# Hardened GCC

## sciwhiz007

I'm in the process of setting up a highly secure server resistant to as many attacks as I can think of. Naturally, in the course of my research, I came across hardened GCC. Now, I am aware that all the hardened-gcc package does is essentially update the gcc specs file and builds two system specific object files.

My question, however, is this. In order to have a complete system built with the protection implemented by hardened-gcc, should I emerge hardened-gcc before I bootstrap or after? The only reason I'm suspicious, is because I'm not sure whether emerging gcc as a part of the bootstrap process will overwrite the specs file or not.

Thanks in advance!

----------

## sciwhiz007

Just an update.

After searching through the forums, I found that the hardened team has released 3 x86 stages that come with the enhancements provided by hardened-gcc. So far, everything seems to be going fine. However, I noticed that not everything is being compiled as an ET_DYN executable. Sometimes, when I run file on them, I see that some of them are being compiled as ET_EXEC, and out of those that are being compiled as ET_DYN, not all are being stripped. I realize that this information is a bit vague, and I am certainly ready to provide any information you may need.

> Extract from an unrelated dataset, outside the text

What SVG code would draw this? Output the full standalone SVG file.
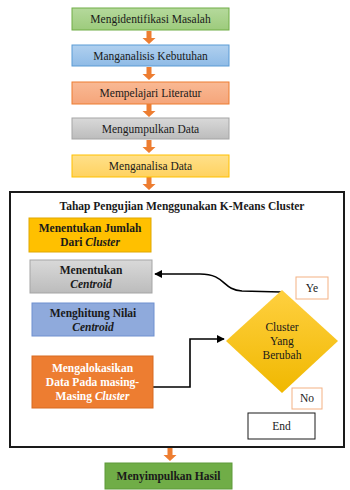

For anybody interested, check out the Gentoo Hardened page. I'll definitely post anything that I try just in case somebody else is going through a similar experience.

----------

## sciwhiz007

Terribly sorry for the extra post. I realized that I didn't post the links for the stages put out by the Hardened team. Anyway, here they are: http://gentoo.oregonstate.edu/experimental/x86/stages/ The right ones have been marked by the pie-ssp designator.

----------

## sciwhiz007

A bit of an update as well as a bump  :Wink: 

I used the hardened team's stages and the install went well, except that I can't boot the system. To avoid repeating myself and cluttering the forums, here's the link to hulk2nd's excellent root filesystem encryption thread: https://forums.gentoo.org/viewtopic.php?t=108162&postdays=0&postorder=asc&highlight=hulk2nd&start=75 My post is the 3rd one on that page.

----------